Around December of 2009, after years of donking and watching everyone around me get better, I started wanting more. My experience wasn't taking me anywhere, and I love the game too much and had spent way to much time in life to just give up. I was seeing guys I used to play 1-2 at the casino with at final tables of the WSOP on ESPN, and while I was super happy for them, I was also sad and even felt DUMB.
Despite playing 1-2NL successfulyl at the casino back then, years later online I was a nitty micro loser. I had seen almost all the situations you could encounter at the uber micro stakes, thousands of times. I just didnt know how to react. I was probably the best break-even to small-loss player there was, hahaha. But i was going nowhere. Forums & training sites intimidated me with their maths and hand ranges and equity and . Reluctantly I got a subscription and just started watching any and all videos I could. I played 10000 hands and posted them in the RedJoker
stats thread, and carefully thought about his responses to my numbers. Here and there I would find a spot that I recognized and thought, "Hey, maybe I should look at this, maybe I can play this better than I always do." I started thinking that maybe there were things I could do to open new doors for myself. Consequently, walking through those doors opened even more doors. I wasn't learning how to play better, I was learning how to think better. A new emotion- hope- started creeping into my thinking regarding poker. "Lets take a shot," I thought.
About 3 weeks ago I set my first two goals:
1. Grind my bankroll from about one buy-in to 50 buy-ins at the micros. 2NL.
2. Qualify for the Iron Man status on FTP. Not because it really meant anything to me, more because it would ensure that i would be playing regularly, and putting in the hands I need to
to think and evaluate my play better.
As of this past weekend I have achieved goal #1, and within a few days will have qualified for #2. I discussed my stats with other players and sometime this week i will start playing 5NL. My new goal is to push my bankroll to 50 buy-ins at 5NL. This may seem a bit conservative to a lot of players, but it suits me just fine. I feel a lot more comfortable having more buy-ins behind me if I run bad, play bad, and need to move down again. I'm not looking to move up that fast. 2NL was a surprisingly easy 3 weeks, but believe me when i say I don't expect it to happen that fast at 5NL. If it does, fine, I'm not sure what to expect. But if it takes me 2 months or more, then fine also. All I know is that I set a goal that would be difficult for me and I did it.
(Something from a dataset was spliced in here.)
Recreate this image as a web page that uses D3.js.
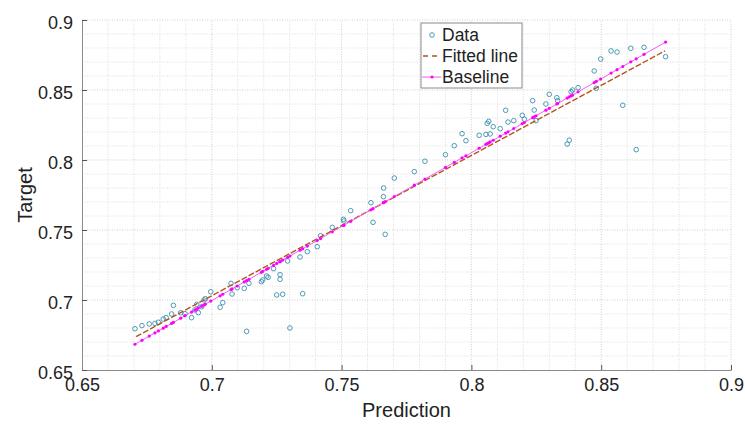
<!DOCTYPE html>
<html lang="en">
<head>
    <meta charset="utf-8">
    <title>Prediction vs Target</title>
    <script src="https://d3js.org/d3.v7.min.js"></script>
    <style type="text/css">
        body { margin: 0; background: #fff; }
        text { font-family: "Liberation Sans", Arial, sans-serif; fill: #222; }
    </style>
</head>
<body>
<script type="text/javascript">
    //Width and height
    var w = 745;
    var h = 427;
    var margin = {left: 82, right: 14, top: 20, bottom: 57};

    //Data
    var predictions = [0.6704, 0.6731, 0.6759, 0.6781, 0.6794, 0.6813, 0.6824, 0.6845, 0.6852, 0.6880,
        0.6897, 0.6922, 0.6935, 0.6942, 0.6948, 0.6961, 0.6970, 0.6975, 0.6996, 0.7032,
        0.7042, 0.7074, 0.7078, 0.7098, 0.7125, 0.7134, 0.7143, 0.7191, 0.7196, 0.7211,
        0.7217, 0.7238, 0.7250, 0.7263, 0.7263, 0.7273, 0.7292, 0.7301, 0.7340, 0.7350,
        0.7368, 0.7406, 0.7419, 0.7464, 0.7507, 0.7509, 0.7535, 0.7613, 0.7621, 0.7661,
        0.7662, 0.7668, 0.7703, 0.7780, 0.7821, 0.7900, 0.7934, 0.7964, 0.7979, 0.8030,
        0.8056, 0.8061, 0.8067, 0.8072, 0.8084, 0.8111, 0.8132, 0.8141, 0.8163, 0.8196,
        0.8204, 0.8236, 0.8242, 0.8249, 0.8287, 0.8300, 0.8329, 0.8332, 0.8369, 0.8377,
        0.8384, 0.8390, 0.8411, 0.8473, 0.8481, 0.8498, 0.8538, 0.8561, 0.8583, 0.8614,
        0.8635, 0.8665, 0.8748];
    var targets = [0.6795, 0.6817, 0.6829, 0.6833, 0.6841, 0.6864, 0.6874, 0.6900, 0.6962, 0.6909,
        0.6902, 0.6874, 0.6929, 0.6969, 0.6909, 0.6952, 0.7000, 0.7009, 0.7059, 0.6948,
        0.6981, 0.7119, 0.7043, 0.7088, 0.7083, 0.6776, 0.7119, 0.7131, 0.7143, 0.7171,
        0.7162, 0.7224, 0.7036, 0.7181, 0.7148, 0.7041, 0.7279, 0.6800, 0.7307, 0.7045,
        0.7345, 0.7381, 0.7459, 0.7519, 0.7576, 0.7564, 0.7638, 0.7695, 0.7555, 0.7738,
        0.7800, 0.7469, 0.7871, 0.7917, 0.7991, 0.8038, 0.8102, 0.8188, 0.8138, 0.8176,
        0.8183, 0.8262, 0.8276, 0.8186, 0.8238, 0.8224, 0.8355, 0.8271, 0.8281, 0.8319,
        0.8291, 0.8424, 0.8357, 0.8281, 0.8400, 0.8469, 0.8445, 0.8424, 0.8114, 0.8141,
        0.8488, 0.8500, 0.8517, 0.8636, 0.8512, 0.8721, 0.8779, 0.8771, 0.8391, 0.8798,
        0.8074, 0.8805, 0.8738];
    var baseline = [0.6684, 0.6712, 0.6742, 0.6765, 0.6779, 0.6799, 0.6811, 0.6833, 0.6840, 0.6870,
        0.6888, 0.6914, 0.6928, 0.6935, 0.6942, 0.6955, 0.6965, 0.6970, 0.6992, 0.7030,
        0.7041, 0.7075, 0.7079, 0.7100, 0.7129, 0.7138, 0.7148, 0.7198, 0.7204, 0.7219,
        0.7226, 0.7248, 0.7261, 0.7274, 0.7274, 0.7285, 0.7305, 0.7314, 0.7356, 0.7366,
        0.7385, 0.7425, 0.7439, 0.7487, 0.7532, 0.7534, 0.7562, 0.7644, 0.7652, 0.7695,
        0.7696, 0.7702, 0.7739, 0.7820, 0.7864, 0.7947, 0.7983, 0.8015, 0.8030, 0.8084,
        0.8112, 0.8117, 0.8123, 0.8129, 0.8141, 0.8170, 0.8192, 0.8201, 0.8225, 0.8260,
        0.8268, 0.8302, 0.8308, 0.8316, 0.8356, 0.8369, 0.8400, 0.8403, 0.8442, 0.8451,
        0.8458, 0.8464, 0.8487, 0.8552, 0.8561, 0.8578, 0.8621, 0.8645, 0.8668, 0.8701,
        0.8723, 0.8755, 0.8842];
    var fitX = [0.6708, 0.8746];
    var fitY = [0.6738, 0.8780];
    var xTicks = [0.65, 0.7, 0.75, 0.8, 0.85, 0.9];
    var yTicks = [0.65, 0.7, 0.75, 0.8, 0.85, 0.9];
    var legendLabels = ["Data", "Fitted line", "Baseline"];

    var dataset = predictions.map(function(p, i) {
        return {x: p, y: targets[i], b: baseline[i]};
    });
    var fitData = fitX.map(function(x, i) { return {x: x, y: fitY[i]}; });

    var dataColor = "#3b8fae";
    var fitColor = "#b0561c";
    var baseColor = "#ff00ff";

    //Scales
    var xScale = d3.scaleLinear()
        .domain([0.65, 0.9])
        .range([margin.left, w - margin.right]);
    var yScale = d3.scaleLinear()
        .domain([0.65, 0.9])
        .range([h - margin.bottom, margin.top]);

    var svg = d3.select("body")
        .append("svg")
        .attr("width", w)
        .attr("height", h);

    //Grid (every 0.01)
    var gridVals = d3.range(65, 91).map(function(d) { return d / 100; });
    var grid = svg.append("g").attr("class", "grid");
    grid.selectAll("line.gx")
        .data(gridVals.slice(1))
        .enter()
        .append("line")
        .attr("x1", function(d) { return xScale(d); })
        .attr("x2", function(d) { return xScale(d); })
        .attr("y1", yScale(0.65))
        .attr("y2", yScale(0.9))
        .attr("stroke", function(d) { return xTicks.indexOf(d) >= 0 ? "#cfcfcf" : "#dedede"; })
        .attr("stroke-width", 1)
        .attr("stroke-dasharray", "1,1.5");
    grid.selectAll("line.gy")
        .data(gridVals.slice(1))
        .enter()
        .append("line")
        .attr("y1", function(d) { return yScale(d); })
        .attr("y2", function(d) { return yScale(d); })
        .attr("x1", xScale(0.65))
        .attr("x2", xScale(0.9))
        .attr("stroke", function(d) { return yTicks.indexOf(d) >= 0 ? "#cfcfcf" : "#dedede"; })
        .attr("stroke-width", 1)
        .attr("stroke-dasharray", "1,1.5");

    //Axes
    var xAxis = d3.axisBottom(xScale)
        .tickValues(xTicks)
        .tickSizeInner(-5)
        .tickSizeOuter(0)
        .tickPadding(10)
        .tickFormat(d3.format("~g"));
    var yAxis = d3.axisLeft(yScale)
        .tickValues(yTicks)
        .tickSizeInner(-5)
        .tickSizeOuter(0)
        .tickPadding(9)
        .tickFormat(d3.format("~g"));

    var gx = svg.append("g")
        .attr("class", "axis")
        .attr("transform", "translate(0," + (h - margin.bottom) + ")")
        .call(xAxis);
    var gy = svg.append("g")
        .attr("class", "axis")
        .attr("transform", "translate(" + margin.left + ",0)")
        .call(yAxis);
    [gx, gy].forEach(function(g) {
        g.select(".domain").attr("stroke", "#8a8a8a");
        g.selectAll(".tick line").attr("stroke", "#555");
        g.selectAll(".tick text")
            .attr("font-size", "18px")
            .attr("font-family", "Liberation Sans, Arial, sans-serif")
            .attr("fill", "#222");
    });
    gx.selectAll(".tick text").attr("dy", "0.62em");
    gy.selectAll(".tick text").attr("dy", "0.45em");

    //Axis labels
    svg.append("text")
        .attr("x", (xScale(0.65) + xScale(0.9)) / 2)
        .attr("y", 417)
        .attr("text-anchor", "middle")
        .attr("font-size", "20px")
        .text("Prediction");
    svg.append("text")
        .attr("transform", "translate(32," + (yScale(0.775)) + ") rotate(-90)")
        .attr("text-anchor", "middle")
        .attr("font-size", "20px")
        .text("Target");

    //Data circles
    svg.selectAll("circle.data")
        .data(dataset)
        .enter()
        .append("circle")
        .attr("class", "data")
        .attr("cx", function(d) { return xScale(d.x); })
        .attr("cy", function(d) { return yScale(d.y); })
        .attr("r", 2.3)
        .attr("fill", "none")
        .attr("stroke", dataColor)
        .attr("stroke-width", 0.9);

    //Fitted line
    var line = d3.line()
        .x(function(d) { return xScale(d.x); })
        .y(function(d) { return yScale(d.y); });
    svg.append("path")
        .datum(fitData)
        .attr("d", line)
        .attr("fill", "none")
        .attr("stroke", fitColor)
        .attr("stroke-width", 1.4)
        .attr("stroke-dasharray", "6,2");

    //Baseline
    var bLine = d3.line()
        .x(function(d) { return xScale(d.x); })
        .y(function(d) { return yScale(d.b); });
    svg.append("path")
        .datum(dataset)
        .attr("d", bLine)
        .attr("fill", "none")
        .attr("stroke", "#f060f0")
        .attr("stroke-width", 1);
    svg.selectAll("circle.base")
        .data(dataset)
        .enter()
        .append("circle")
        .attr("class", "base")
        .attr("cx", function(d) { return xScale(d.x); })
        .attr("cy", function(d) { return yScale(d.b); })
        .attr("r", 1.6)
        .attr("fill", baseColor);

    //Legend
    var legend = svg.append("g").attr("transform", "translate(421,23)");
    legend.append("rect")
        .attr("width", 101)
        .attr("height", 65)
        .attr("fill", "#fff")
        .attr("stroke", "#8a8a8a")
        .attr("stroke-width", 1);
    var rowY = [12, 33, 54];
    legend.selectAll("text")
        .data(legendLabels)
        .enter()
        .append("text")
        .attr("x", 21)
        .attr("y", function(d, i) { return rowY[i]; })
        .attr("dy", "0.36em")
        .attr("font-size", "17.5px")
        .text(function(d) { return d; });
    legend.append("circle")
        .attr("cx", 11).attr("cy", rowY[0]).attr("r", 2.3)
        .attr("fill", "none").attr("stroke", dataColor).attr("stroke-width", 0.9);
    legend.append("line")
        .attr("x1", 1).attr("x2", 20).attr("y1", rowY[1]).attr("y2", rowY[1])
        .attr("stroke", fitColor).attr("stroke-width", 1.3).attr("stroke-dasharray", "5,4")
        .attr("stroke-dashoffset", -1);
    legend.append("line")
        .attr("x1", 1).attr("x2", 20).attr("y1", rowY[2]).attr("y2", rowY[2])
        .attr("stroke", "#f060f0").attr("stroke-width", 1);
    legend.append("circle")
        .attr("cx", 11).attr("cy", rowY[2]).attr("r", 1.6)
        .attr("fill", baseColor);
</script>
</body>
</html>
This whole post was to pat myself on the back and to relate the idea that even the worst of players can get better with a little bit of effort.
So, let's set my new goals right here and now.
1. Grind to 50 buy-ins at 5NL
2. Continue achieving Iron Man
3. My job ends next Friday (about 350 of us are getting laid off, thanks Chase!), at which point I will be taking at least six months off to enjoy life, travel, and play more. I can survive on my severance package & savings for, at the very least, triple that length of time. So I will develop a schedule
to follow every day, going to the gym in the morning for an hour, studying and taking notes for an hour or two, and also however many hours i will be playing daily.
4. Keep watching the NY Mets
I would also like to thank Whiskeyfish
who railed me, late night styles, while I went deep in the daily dollar Friday night. It's been a while since I had played a donkament, and I registered for something different and so I could watch the Mets play and donk around, not have to worry about being constantly in tune. Well I ended up with the opposite, and came in 21st out of ~8900 runners. I was so close to making a big score for myself. But it was a nice little reward for all the work Ive done, as there were multiple spots where I would normally be lost, and I wasnt so lost this time around. So thanks to those two for keeping me awake and making sure I just didnt say FUCKIT
after 7 hours of play and wanting to go to bed.